Les habitants et habitantes de Büsingen peuvent, comme les Suisses, obtenir un remboursement de la TVA payée lors d’achats dans l’UE, la fameuse détaxe.
La maire de Büsingen, Vera Schraner, en fonction depuis 2021, nous explique qu’à Büsingen, «la plupart – environ 95% – des personnes actives travaillent en Suisse».
Elles perçoivent donc leur salaire en francs suisses. C’est pourquoi le franc suisse est aussi utilisé dans l’épicerie et dans les deux restaurants de Büsingen, bien que la monnaie officielle soit l’euro.
Mais depuis que la Banque nationale suisse a abandonné en 2015 le taux plancher franc-euro (1,20 franc pour un euro), l’appréciation du franc est devenue un gros problème pour les citoyennes et citoyens de l’enclave, qui doivent payer leurs impôts en euros au fisc allemand.
«Plus le franc vaut cher, plus leur revenu converti en euros est élevé, et plus leurs impôts augmentent, explique Vera Schraner, d’autant que la progressivité fiscale est particulièrement marquée en Allemagne.»
Ce n’est pas un problème mineur, si l’on considère qu’en Suisse, pour le même salaire, on paie deux fois moins d’impôts qu’en Allemagne.

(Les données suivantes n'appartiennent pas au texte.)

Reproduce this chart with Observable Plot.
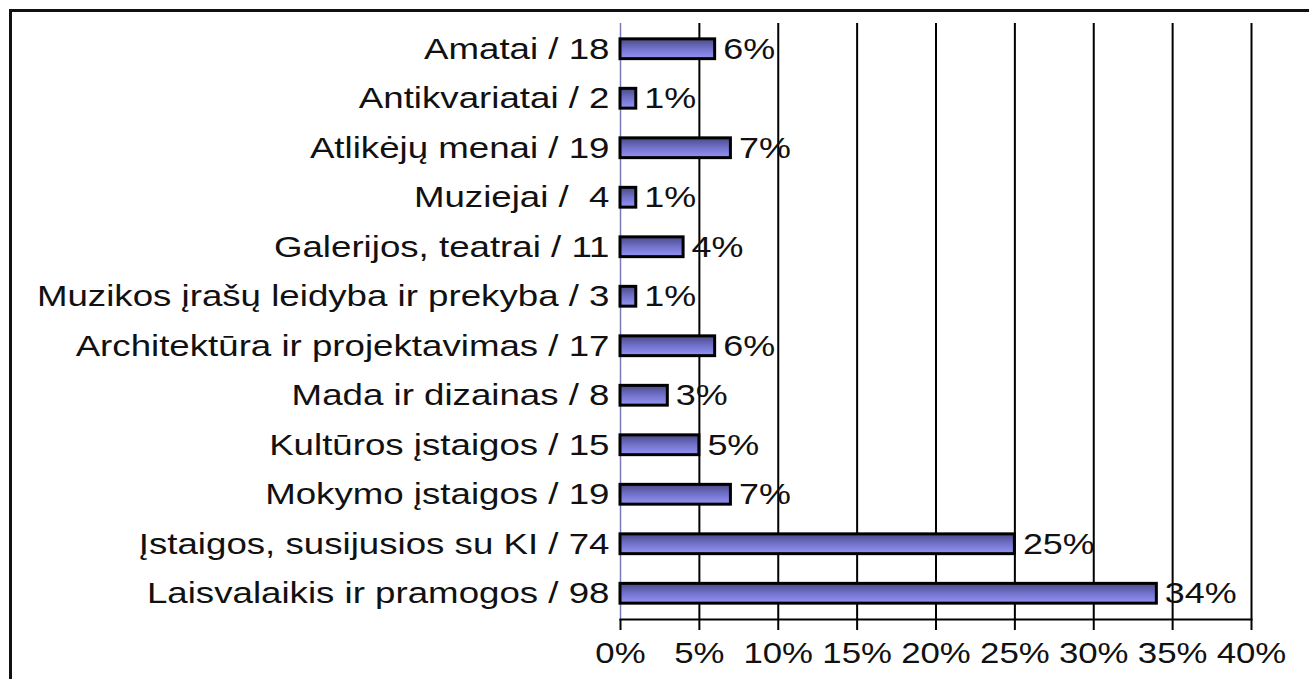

La population a attiré à plusieurs reprises l’attention des autorités allemandes sur cette situation, sans obtenir de réponse satisfaisante.
Vera Schraner ajoute qu’en raison de cette charge fiscale, «pour beaucoup de personnes – surtout les jeunes – qui travaillent à Büsingen ou en Allemagne voisine, vivre à Büsingen est trop cher. Et c’est pourquoi nous sommes un village assez âgé. Nous avons une moyenne d’âge de 52,2 ans et nous sommes l’un des villages les plus âgés d’Allemagne.» Büsingen compte actuellement 1541 habitantes et habitants, dont un quart sont suisses.
Les particularités des enclaves
Hormis ces problèmes, il existe aussi dans cette enclave des situations que l’on pourrait qualifier d’«insolites». En traversant la petite place du village, on trouve sur la droite la mairie, et un peu plus loin sur la gauche le bureau de poste avec le signe distinctif de la poste allemande.
Mais à l’entrée, on trouve deux codes postaux: le code suisse (CH-8238) et le code allemand (D-78266). Cela tient au fait que la poste, bien qu’allemande, propose également divers services postaux suisses. C’était aussi le cas jusqu’à récemment à Campione d’Italia.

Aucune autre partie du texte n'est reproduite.